What is jock tax, and how many state returns will I need to file?
Jock tax refers to the obligation to pay income tax in every state where you earn money playing games, attending events, or performing work. An athlete with away games in seven states files seven state returns plus their home state plus the federal return. The number depends on your schedule and where you traveled for work that year.
How is NIL income taxed differently from my salary?
NIL income is typically reported on a 1099 and subject to self-employment tax (15.3%) on top of regular income tax. Salary from a team has payroll taxes withheld automatically. With NIL income, you’re responsible for paying those taxes yourself through quarterly estimated payments.
Can I deduct training, coaching, and equipment expenses?

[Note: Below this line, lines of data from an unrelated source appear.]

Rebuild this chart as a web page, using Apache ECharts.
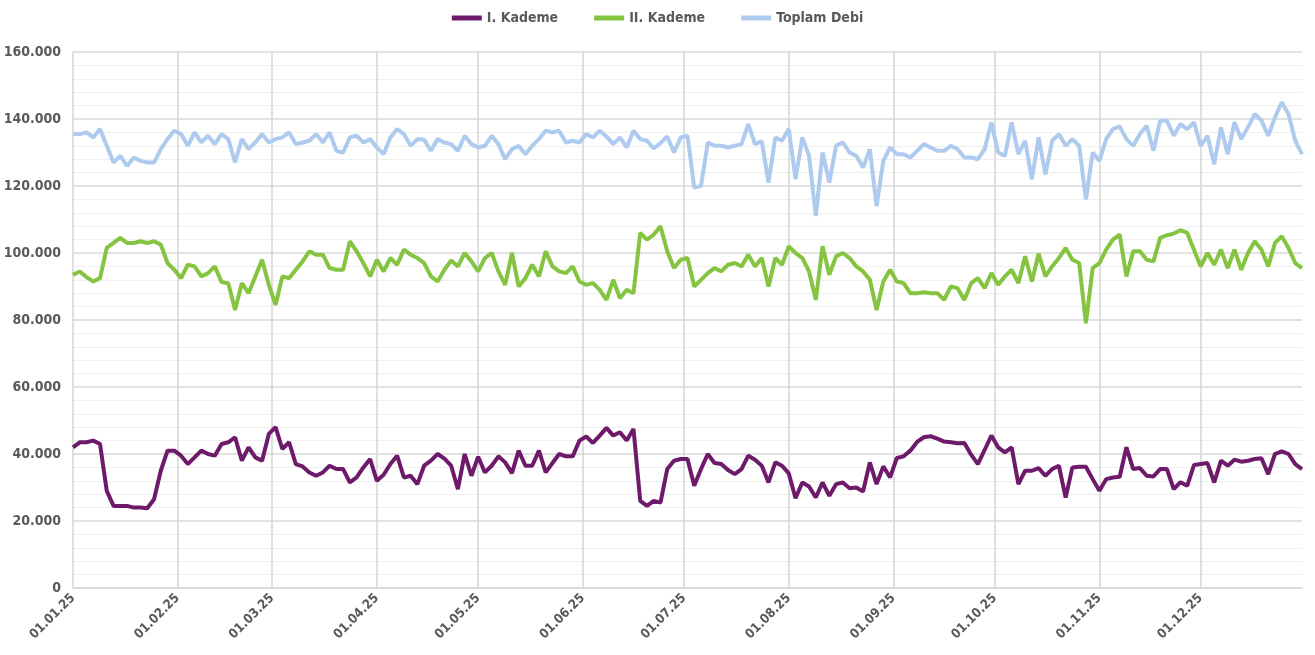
<!DOCTYPE html>
<html>
<head>
<meta charset="utf-8">
<script src="https://cdn.jsdelivr.net/npm/echarts@6/dist/echarts.min.js"></script>
<style>
  html, body { margin: 0; padding: 0; background: #ffffff; }
  #chart { width: 1315px; height: 655px; }
</style>
</head>
<body>
<div id="chart"></div>
<script>
const SAMPLE_STEP_DAYS = 2;

const seriesNames = ['I. Kademe', 'II. Kademe', 'Toplam Debi'];

const toplamDebi = [
  135.5, 135.5, 136, 134.5, 137, 132, 127, 129, 126, 128.5, 127.5, 127, 127, 131, 134, 136.5, 135.5, 132, 136, 133, 135, 132.5, 135.5, 134, 127, 134, 131, 133, 135.5, 133, 134, 134.5, 136, 132.5, 133, 133.5, 135.5, 133, 136, 130.5, 130, 134.5, 135, 133, 134, 131.5,
  129.5, 134.5, 137, 135.5, 132, 134, 133.8, 130.5, 134, 133, 132.5, 130.5, 135, 132.5, 131.5, 132, 135, 132.5, 128, 131, 132, 129.5, 132, 134, 136.5, 136, 136.5, 133, 133.5, 133, 135.5, 134.5, 136.5, 134.8, 132.5, 134.5, 131.5, 136.5, 134, 133.5, 131.2, 132.8, 134.8, 130, 134.5, 135,
  119.5, 120, 133, 132, 132, 131.5, 132, 132.5, 138.5, 132.5, 133.3, 121, 134.5, 133.5, 137, 122, 134.5, 129, 111, 130, 121, 132, 133, 130, 129, 125.5, 131, 114, 127.5, 131.5, 129.5, 129.5, 128.5, 130.5, 132.5, 131.5, 130.5, 130.5, 132, 131, 128.5, 128.5, 128, 131, 139, 130,
  129, 139, 129.5, 133.5, 122, 134.5, 123.5, 133.5, 135.5, 132, 134, 132, 116, 130, 127.5, 134, 137, 137.8, 134, 132, 135.5, 138, 130.5, 139.5, 139.5, 135, 138.5, 137, 139, 132, 135, 126.5, 137.5, 129.5, 139, 134, 137.5, 141.5, 139.5, 135, 140.5, 145, 141.5, 133.5, 129.5
];

const kademe2 = [
  93.5, 94.5, 92.8, 91.5, 92.5, 101.5, 103, 104.5, 103, 103, 103.5, 103, 103.5, 102.5, 97, 95, 92.5, 96.5, 96, 93, 94, 96, 91.3, 91, 83, 91, 88, 93, 98, 90.5, 84.5, 93, 92.5, 95, 97.5, 100.5, 99.5, 99.5, 95.5, 95, 95, 103.5, 100.5, 97, 93, 98,
  94.5, 98.5, 96.5, 101, 99.5, 98.5, 97, 93, 91.5, 95, 97.8, 96, 100, 97.5, 94.5, 98.5, 100, 94.5, 90.5, 100, 90, 92.5, 96.5, 93, 100.5, 96, 94.5, 94, 96, 91.5, 90.5, 91, 89, 86, 92, 86.5, 89, 88, 106, 104, 105.5, 108, 100.5, 95.5, 98, 98.5,
  90, 92, 94, 95.5, 94.5, 96.5, 97, 96, 99.5, 96, 98.5, 90, 98.5, 96.5, 102, 100, 98.5, 94.5, 86, 102, 93.5, 99, 100, 98.5, 96, 94.5, 92, 83, 91.5, 95, 91.5, 91, 88, 88, 88.3, 88, 88, 86, 90, 89.5, 86, 91, 92.5, 89.5, 94, 90.5,
  93, 95, 91, 99, 91.5, 99.8, 93, 96, 98.5, 101.5, 98, 97, 79, 95.5, 97, 101, 104, 105.5, 93, 100.5, 100.5, 98, 97.5, 104.5, 105.3, 105.8, 106.8, 106, 101, 96, 100, 96.5, 101, 95.5, 101, 95, 100, 103.5, 101, 96, 103, 105, 101.5, 97, 95.5
];

const kademe1 = [
  42, 43.5, 43.5, 44, 43, 29, 24.5, 24.5, 24.5, 24, 24, 23.8, 26.5, 35, 41, 41, 39.5, 37, 39, 41, 40, 39.5, 43, 43.5, 45, 38, 42, 39, 38, 46, 48, 41.5, 43.5, 37, 36.3, 34.5, 33.5, 34.5, 36.5, 35.5, 35.5, 31.5, 33, 36, 38.5, 32,
  33.8, 37, 39.5, 33, 33.5, 31, 36.5, 38, 40, 38.6, 36.5, 29.5, 40, 33.5, 39.2, 34.5, 36.5, 39.3, 37.5, 34.3, 41, 36.5, 36.5, 41, 34.5, 37.3, 40, 39.3, 39.3, 44, 45.2, 43.3, 45.5, 47.8, 45.5, 46.5, 44, 47.5, 26, 24.5, 26, 25.5, 35.5, 38, 38.5, 38.5,
  30.5, 35.5, 40, 37.3, 37, 35.2, 34, 35.5, 39.5, 38.3, 36.5, 31.5, 37.5, 36.5, 34.2, 26.8, 31.5, 30.3, 27, 31.5, 27.5, 31, 31.5, 29.8, 30, 28.8, 37.5, 31, 36.3, 33, 38.8, 39.3, 41, 43.6, 45, 45.3, 44.6, 43.7, 43.5, 43.2, 43.3, 39.8, 37, 41.2, 45.5, 42,
  40.5, 42, 31, 35, 35, 35.8, 33.5, 35.5, 36.5, 27, 36, 36.2, 36.2, 32.5, 29, 32.5, 33, 33.2, 42, 35.5, 35.8, 33.5, 33.3, 35.5, 35.5, 29.5, 31.6, 30.5, 36.7, 37, 37.3, 31.5, 38, 36.5, 38.3, 37.7, 38, 38.5, 38.7, 34, 40, 40.8, 40, 37, 35.5
];

const yTickValues = [0, 20, 40, 60, 80, 100, 120, 140, 160]; // thousands

// Day categories for 2025 (dd.mm.yy)
const dayLabels = [];
for (let d = 0; d < 365; d++) {
  const dt = new Date(Date.UTC(2025, 0, 1 + d));
  const dd = String(dt.getUTCDate()).padStart(2, '0');
  const mm = String(dt.getUTCMonth() + 1).padStart(2, '0');
  dayLabels.push(dd + '.' + mm + '.25');
}

function toPairs(arr) {
  return arr.map((v, i) => [dayLabels[i * SAMPLE_STEP_DAYS], v]);
}

const isMonthStart = (idx, val) => typeof val === 'string' ? val.indexOf('01.') === 0 : dayLabels[idx].indexOf('01.') === 0;

const FONT = "'Liberation Sans Narrow', 'DejaVu Sans Condensed', 'Roboto', sans-serif";
const C1 = '#6d1a6b', C2 = '#84c441', C3 = '#aecbef';

const chart = echarts.init(document.getElementById('chart'), null, { renderer: 'canvas' });

chart.setOption({
  animation: false,
  backgroundColor: '#ffffff',
  legend: {
    top: 6,
    left: 'center',
    itemWidth: 30,
    itemHeight: 5,
    itemGap: 36,
    icon: 'rect',
    data: seriesNames,
    textStyle: { color: '#595959', fontSize: 14, fontFamily: FONT, fontWeight: 'bold' }
  },
  grid: { left: 73, right: 13, top: 52, bottom: 67, containLabel: false },
  xAxis: {
    type: 'category',
    data: dayLabels,
    boundaryGap: false,
    axisLine: { show: true, lineStyle: { color: '#d9d9d9', width: 1.5 } },
    axisTick: { show: false },
    axisLabel: {
      interval: (idx, val) => isMonthStart(idx, val),
      rotate: 45,
      color: '#595959',
      fontSize: 13,
      fontFamily: FONT,
      fontWeight: 'bold',
      margin: 8
    },
    splitLine: {
      show: true,
      interval: (idx, val) => isMonthStart(idx, val),
      lineStyle: { color: '#d4d4d4', width: 1.5 }
    }
  },
  yAxis: {
    type: 'value',
    min: yTickValues[0],
    max: yTickValues[yTickValues.length - 1],
    interval: 20,
    axisLine: { show: false },
    axisTick: { show: false },
    axisLabel: {
      color: '#595959',
      fontSize: 14,
      fontFamily: FONT,
      fontWeight: 'bold',
      margin: 12,
      formatter: v => v === 0 ? '0' : v + '.000'
    },
    splitLine: { show: true, lineStyle: { color: '#d9d9d9', width: 1.5 } },
    minorTick: { show: false, splitNumber: 5 },
    minorSplitLine: { show: true, lineStyle: { color: '#efefef', width: 1 } }
  },
  series: [
    {
      name: seriesNames[2], type: 'line', data: toPairs(toplamDebi),
      symbol: 'none', itemStyle: { color: C3 }, lineStyle: { width: 4, color: C3 }, z: 2
    },
    {
      name: seriesNames[1], type: 'line', data: toPairs(kademe2),
      symbol: 'none', itemStyle: { color: C2 }, lineStyle: { width: 4, color: C2 }, z: 3
    },
    {
      name: seriesNames[0], type: 'line', data: toPairs(kademe1),
      symbol: 'none', itemStyle: { color: C1 }, lineStyle: { width: 4, color: C1 }, z: 4
    }
  ]
});
</script>
</body>
</html>
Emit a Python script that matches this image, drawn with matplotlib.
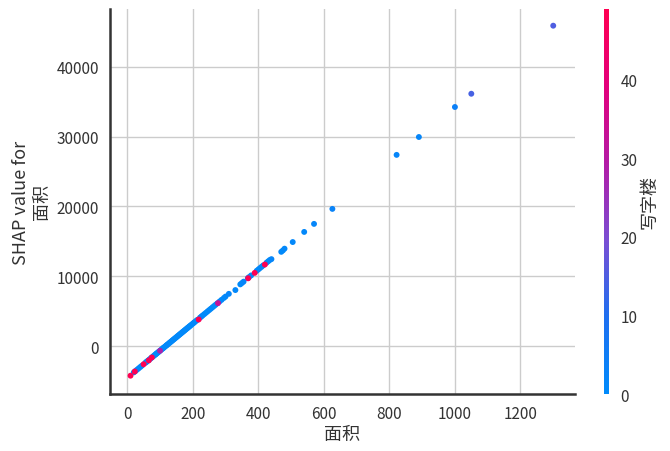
import numpy as np
import matplotlib
matplotlib.use("Agg")
import matplotlib.pyplot as plt
from matplotlib.colors import LinearSegmentedColormap

plt.rcParams['font.family'] = ['Noto Sans CJK SC', 'DejaVu Sans']
plt.rcParams['axes.unicode_minus'] = False

# feature value (面积), one row of ten per line
area = [
    20, 25, 30, 35, 40, 45, 55, 58, 60, 63,
    66, 70, 73, 76, 80, 83, 86, 88, 90, 93,
    95, 98, 102, 105, 108, 110, 112, 115, 118, 120,
    122, 125, 128, 130, 133, 135, 138, 140, 143, 145,
    148, 150, 153, 155, 158, 160, 163, 165, 168, 170,
    173, 175, 178, 180, 183, 185, 188, 190, 193, 196,
    200, 203, 206, 210, 214, 222, 226, 230, 235, 240,
    245, 250, 255, 260, 265, 270, 275, 282, 288, 295,
    300, 310, 330, 345, 350, 355, 368, 372, 378, 395,
    400, 405, 410, 415, 425, 430, 435, 440, 470, 475,
    480, 505, 540, 570, 626, 822, 890, 1000, 1050, 1300,
    10, 23, 50, 66, 75, 100, 218, 277, 369, 389,
    420,
]

# SHAP value for 面积
shap_val = [
    -3774, -3580, -3386, -3192, -2998, -2804, -2416, -2300, -2222, -2106,
    -1989, -1834, -1718, -1601, -1446, -1330, -1213, -1136, -1058, -942,
    -864, -748, -592, -476, -360, -282, -204, -88, 28, 106,
    184, 300, 416, 494, 610, 688, 804, 882, 998, 1076,
    1192, 1270, 1386, 1464, 1580, 1658, 1774, 1852, 1968, 2046,
    2162, 2240, 2356, 2434, 2550, 2628, 2744, 2822, 2938, 3055,
    3210, 3326, 3443, 3598, 3753, 4064, 4219, 4374, 4568, 4762,
    4956, 5150, 5344, 5538, 5732, 5926, 6120, 6392, 6624, 6896,
    7090, 7478, 8020, 8836, 9030, 9224, 9728, 9884, 10116, 10776,
    10970, 11164, 11358, 11552, 11940, 12134, 12328, 12450, 13500, 13700,
    13950, 14900, 16350, 17500, 19650, 27390, 29950, 34250, 36150, 45900,
    -4250, -3650, -2610, -2050, -1640, -680, 3800, 6150, 9710, 10480,
    11680,
]

# interaction feature (写字楼)
office = [
    0, 1, 0, 2, 0, 1, 0, 3, 1, 0,
    2, 0, 1, 0, 4, 0, 1, 2, 0, 0,
    1, 0, 3, 0, 1, 0, 2, 0, 1, 0,
    0, 2, 0, 1, 0, 0, 3, 0, 1, 0,
    2, 0, 0, 1, 0, 2, 0, 0, 1, 0,
    3, 0, 1, 0, 0, 2, 0, 1, 0, 0,
    1, 0, 2, 0, 1, 0, 0, 3, 0, 1,
    0, 2, 0, 1, 0, 0, 2, 0, 1, 0,
    1, 2, 1, 0, 1, 2, 0, 1, 2, 0,
    1, 0, 2, 1, 0, 1, 0, 2, 1, 0,
    1, 1, 1, 2, 3, 2, 2, 4, 14, 15,
    49, 49, 49, 49, 49, 28, 49, 33, 49, 49,
    49,
]

cmap = LinearSegmentedColormap.from_list(
    "red_blue",
    ["#008bfb", "#1e6ff0", "#7a4ed3", "#b31ba5", "#e3007c", "#ff0052"])

fig = plt.figure(figsize=(6.7, 4.52), dpi=100)
ax = fig.add_axes([0.164, 0.126, 0.694, 0.852])
cax = fig.add_axes([0.9015, 0.126, 0.008, 0.852])

sc = ax.scatter(area, shap_val, c=office, cmap=cmap, vmin=0, vmax=49,
                s=18, linewidths=0, zorder=3)

ax.set_xlim(-53, 1366)
ax.set_ylim(-6880, 48300)
ax.set_xticks([0, 200, 400, 600, 800, 1000, 1200])
ax.set_yticks([0, 10000, 20000, 30000, 40000])
ax.grid(True, color="#cccccc", linewidth=1)
ax.set_axisbelow(True)

for side in ["top", "right"]:
    ax.spines[side].set_visible(False)
for side in ["left", "bottom"]:
    ax.spines[side].set_color("#333333")
    ax.spines[side].set_linewidth(1.8)
ax.tick_params(length=0, labelsize=11, labelcolor="#333333", pad=8)

ax.set_xlabel("面积", fontsize=13, color="#333333", labelpad=2)
ax.set_ylabel("SHAP value for\n面积", fontsize=13, color="#333333")

cb = fig.colorbar(sc, cax=cax)
cb.outline.set_visible(False)
cb.set_ticks([0, 10, 20, 30, 40])
cb.ax.tick_params(length=0, labelsize=11, labelcolor="#333333", pad=8)
cb.set_label("写字楼", fontsize=13, color="#333333", labelpad=2)

fig.savefig("out.png", dpi=100)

If you have self-employment income (endorsements, NIL deals, appearance fees), you can deduct ordinary and necessary business expenses against that income on Schedule C. Training costs directly tied to your business activity as an athlete are generally deductible. Expenses related to W-2 employment are not deductible separately.
When should an athlete consider setting up an entity like an LLC or S-corp?
Once endorsement, NIL, or appearance-fee income reaches $80,000 to $100,000 or more, an entity structure can reduce self-employment tax and provide better financial organization. The timing depends on income level, consistency of that income, and willingness to handle payroll and compliance requirements.
How do signing bonuses get taxed?
Signing bonuses are taxed as ordinary income in the year received. They’re typically subject to federal and state income tax plus applicable payroll taxes. Because they create a large lump of taxable income, they can push you into a higher bracket for that year, making estimated tax planning critical.